Beyond possessing the administrative skills that salvaged a small town's only clinic, what most distinguishes Rinehart is his willingness to tackle tough diagnoses and offer innovative treatments if he thinks they might help a suffering neighbor. Chronic pain, for example, is a condition so difficult to treat and so fraught with risk—of turning patients into addicts, of patients scamming doctors for narcotics that they can abuse or turn around and sell on the street—that many physicians shy away entirely.

"It's a minefield," sums up Springfield pharmacist Kathy Hahn, chair of the Oregon Pain Management Commission, of which Rinehart is a member. "Harry has navigated all of this and has figured out both complementary and mainstream treatments and how to make all of it work together and to not cause harm." His efforts led to his receiving the Pioneer in Pain Award, the top honor from the Pain 
Society of Oregon, in 2011. He also provides treatment for drug addiction using Suboxone, a safer, more convenient, and often more effective alternative to methadone, requiring patients to participate in support groups that he facilitates himself.

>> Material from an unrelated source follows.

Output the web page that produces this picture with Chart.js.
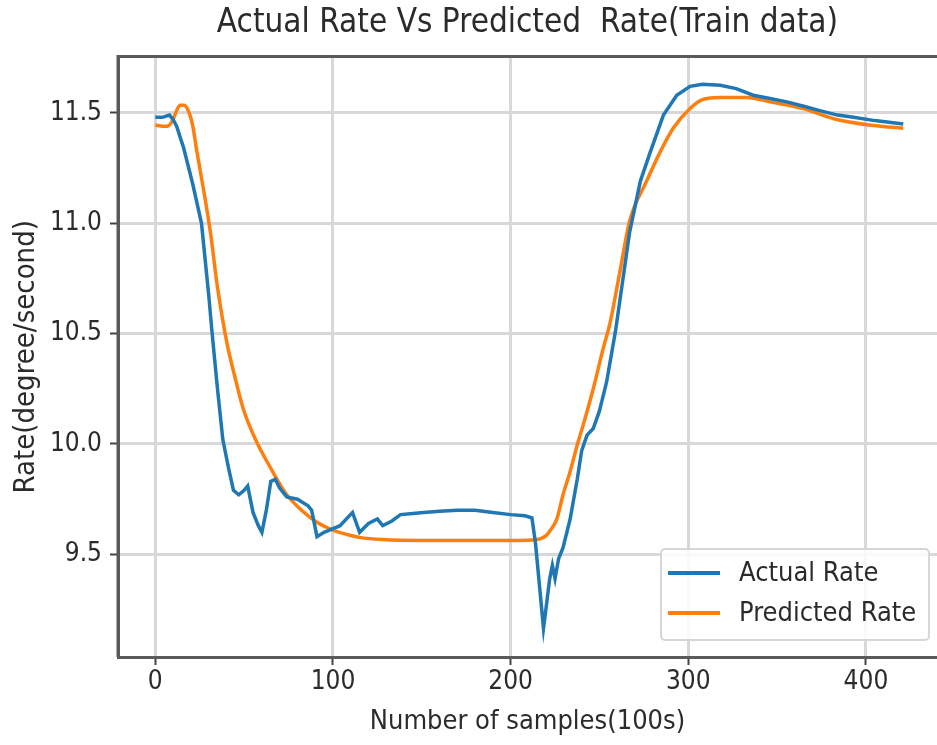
<!DOCTYPE html>
<html>
<head>
<meta charset="utf-8">
<script src="https://cdn.jsdelivr.net/npm/chart.js@4/dist/chart.umd.min.js"></script>
<style>
  html, body { margin: 0; padding: 0; background: #fff; }
  #wrap { width: 937px; height: 745px; }
</style>
</head>
<body>
<div id="wrap"><canvas id="rate-chart"></canvas></div>
<script>
const chartTitle = 'Actual Rate Vs Predicted  Rate(Train data)';
const xTitle = 'Number of samples(100s)';
const yTitle = 'Rate(degree/second)';
const xTicks = [0, 100, 200, 300, 400];
const yTicks = [9.5, 10.0, 10.5, 11.0, 11.5];

// Actual Rate (blue)
const actualX = [0, 4, 8, 10, 12, 16, 21, 26, 30, 32, 35, 38, 41, 44, 47, 50, 52, 55, 58, 60, 62.5, 65, 67.5, 70, 74, 80, 86, 88, 91, 95, 98, 104, 111, 115, 120, 125, 128, 133, 138, 145, 151, 160, 170, 180, 190, 200, 208, 212, 214, 218.5, 220, 222, 223.5, 225, 227, 229.5, 233.5, 237.5, 240, 243, 246.5, 250, 254, 259, 263, 267, 273, 278.5, 286, 293.5, 301, 308, 318, 327, 336.5, 346, 355.5, 365, 374, 384, 393, 405, 421];
const actualY = [11.48, 11.48, 11.49, 11.47, 11.44, 11.34, 11.18, 11.0, 10.68, 10.5, 10.25, 10.02, 9.9, 9.79, 9.77, 9.79, 9.81, 9.69, 9.63, 9.6, 9.7, 9.83, 9.84, 9.8, 9.76, 9.75, 9.72, 9.7, 9.58, 9.6, 9.61, 9.63, 9.69, 9.6, 9.64, 9.66, 9.63, 9.65, 9.68, 9.685, 9.69, 9.695, 9.7, 9.7, 9.69, 9.68, 9.675, 9.665, 9.55, 9.165, 9.26, 9.39, 9.45, 9.39, 9.48, 9.53, 9.66, 9.84, 9.97, 10.04, 10.07, 10.15, 10.28, 10.51, 10.735, 10.96, 11.19, 11.32, 11.49, 11.58, 11.62, 11.63, 11.625, 11.61, 11.58, 11.565, 11.55, 11.53, 11.51, 11.49, 11.48, 11.465, 11.45];

// Predicted Rate (orange)
const predictedX = [0, 4, 7, 10, 12, 14, 16, 18, 21, 23.5, 27, 31, 35, 40.5, 44, 49.5, 57, 65, 68.5, 74, 83, 91, 100, 108, 115, 128, 150, 180, 200, 212, 216.5, 220, 222, 226, 229.5, 233.5, 238, 241, 246.5, 252, 256, 261.5, 267, 276.5, 284, 291.5, 301, 308, 318, 333, 346, 364.5, 383.5, 402, 421];
const predictedY = [11.445, 11.44, 11.44, 11.47, 11.51, 11.535, 11.535, 11.52, 11.445, 11.32, 11.16, 10.96, 10.71, 10.45, 10.33, 10.16, 10.01, 9.89, 9.84, 9.77, 9.695, 9.645, 9.61, 9.59, 9.577, 9.567, 9.563, 9.563, 9.563, 9.565, 9.57, 9.585, 9.605, 9.66, 9.77, 9.875, 10.01, 10.09, 10.25, 10.43, 10.55, 10.78, 11.01, 11.19, 11.32, 11.43, 11.52, 11.56, 11.57, 11.57, 11.55, 11.52, 11.47, 11.445, 11.43];

const FONT = "'DejaVu Sans Condensed', 'DejaVu Sans', sans-serif";
const textColor = '#2b2b2b';

const toPoints = (xs, ys) => xs.map((x, i) => ({x: x, y: ys[i]}));

// matplotlib-like frame + legend box in the lower right
const framePlugin = {
  id: 'frame-and-legend',
  afterDraw(chart) {
    const ctx = chart.ctx;
    const a = chart.chartArea;
    ctx.save();
    ctx.strokeStyle = '#5a5a5a';
    ctx.lineWidth = 3;
    ctx.beginPath();
    ctx.moveTo(a.left, a.bottom);
    ctx.lineTo(a.left, a.top);
    ctx.lineTo(a.right + 2, a.top);
    ctx.stroke();

    // legend
    const bx = 661, by = 549, bw = 268, bh = 91;
    ctx.fillStyle = 'rgba(255,255,255,0.85)';
    ctx.strokeStyle = '#d6d6d6';
    ctx.lineWidth = 2;
    ctx.beginPath();
    ctx.roundRect(bx, by, bw, bh, 4);
    ctx.fill();
    ctx.stroke();
    ctx.font = '27px ' + FONT;
    ctx.textBaseline = 'middle';
    chart.data.datasets.forEach((ds, i) => {
      const y = 573 + i * 40;
      ctx.strokeStyle = ds.borderColor;
      ctx.lineWidth = 4;
      ctx.beginPath();
      ctx.moveTo(668, y);
      ctx.lineTo(720, y);
      ctx.stroke();
      ctx.fillStyle = textColor;
      ctx.fillText(ds.label, 739, y + 1);
    });
    ctx.restore();
  }
};

new Chart(document.getElementById('rate-chart').getContext('2d'), {
  type: 'line',
  data: {
    datasets: [
      {
        label: 'Actual Rate',
        data: toPoints(actualX, actualY),
        borderColor: '#1f77b4',
        borderWidth: 3.5,
        pointRadius: 0,
        tension: 0
      },
      {
        label: 'Predicted Rate',
        data: toPoints(predictedX, predictedY),
        borderColor: '#ff7f0e',
        borderWidth: 3.5,
        pointRadius: 0,
        cubicInterpolationMode: 'monotone'
      }
    ]
  },
  options: {
    responsive: true,
    maintainAspectRatio: false,
    animation: false,
    layout: { padding: 0 },
    plugins: {
      legend: { display: false },
      tooltip: { enabled: false },
      title: {
        display: true,
        fullSize: false,
        text: chartTitle,
        color: textColor,
        font: { family: FONT, size: 33, weight: 'normal' },
        padding: { top: 4, bottom: 13 }
      }
    },
    scales: {
      x: {
        type: 'linear',
        min: -21,
        max: 440,
        afterBuildTicks: s => { s.ticks = xTicks.map(v => ({value: v})); },
        afterFit: s => { s.height = 88; },
        ticks: { color: textColor, font: { family: FONT, size: 26 }, padding: 2, maxRotation: 0 },
        grid: { color: '#d8d8d8', lineWidth: 3, tickColor: '#444', tickLength: 8, tickWidth: 2 },
        border: { color: '#5a5a5a', width: 3 },
        title: { display: true, text: xTitle, color: textColor, font: { family: FONT, size: 27 }, padding: { top: 0, bottom: 7 } }
      },
      y: {
        type: 'linear',
        min: 9.035,
        max: 11.755,
        afterBuildTicks: s => { s.ticks = yTicks.map(v => ({value: v})); },
        afterFit: s => { s.width = 118; },
        ticks: { color: textColor, font: { family: FONT, size: 26 }, padding: 8, callback: v => v.toFixed(1) },
        grid: { color: '#d8d8d8', lineWidth: 3, tickColor: '#444', tickLength: 8, tickWidth: 2 },
        border: { color: '#5a5a5a', width: 3 },
        title: { display: true, text: yTitle, color: textColor, font: { family: FONT, size: 29 }, padding: { top: 9, bottom: 0 } }
      }
    }
  },
  plugins: [framePlugin]
});
</script>
</body>
</html>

"Sticking his neck out, every single day, doing the right thing," sums up Hahn. "He's an amazing person."

Severe depression—the kind antidepressant medication can't fix—is another condition Rinehart has tackled head-on. Last year, he learned about the success some major medical centers around the country were having with experimental use of ketamine, an anesthetic, as an alternative to electroshock therapy. Rinehart studied the clinical literature and began offering the treatment to a small number of severely stricken patients.

"He went ahead and used it off label, which is quite proper; he's simply an early adopter," explains Bill Wilson, MD, a professor of psychiatry at OHSU, where institutional protocols limit doctors' opportunities to try new treatments before they've been thoroughly vetted—constraints Rinehart doesn't have. Wilson has since referred a couple of his own suicidal patients to Rinehart, with good results.

"It reminds me of the way medicine was practiced maybe 50 years ago," Wilson says, "when individual practitioners made decisions themselves based on their reading of science, and we weren't as constrained by all of the things that may lead us to be too cautious or to act as a coordinated group rather than as individual practitioners. And while much of that has been to the benefit of people, we've also lost something of the independence of physicians. Dr. Rinehart hasn't lost that independence. He does what he thinks is best and helps a lot of people in the process."

Meanwhile, at age 67, Rinehart has begun to take tentative steps toward retirement, cutting back to a mere 60 hours per week and hiring an internal medicine physician to share the load. He and his wife even took an out-of-town vacation—their first since 1996. Still, he's in no hurry; his own mother worked into her late 80s.

When he finally does retire, there will be no young Dr. Rinehart to continue the family business to a next generation. If he's disappointed that none of his four children (a businessman, an artist, an FBI agent, and a realtor-mom) chose a career in medicine, he doesn't show it.

"They're great kids," he says with a proud smile.

With his seven-days-a-week practice, Rinehart would be a hard act to follow in any case. He explains his dedication to his patients in simple terms: "I know that there are people who cannot get treatment other places."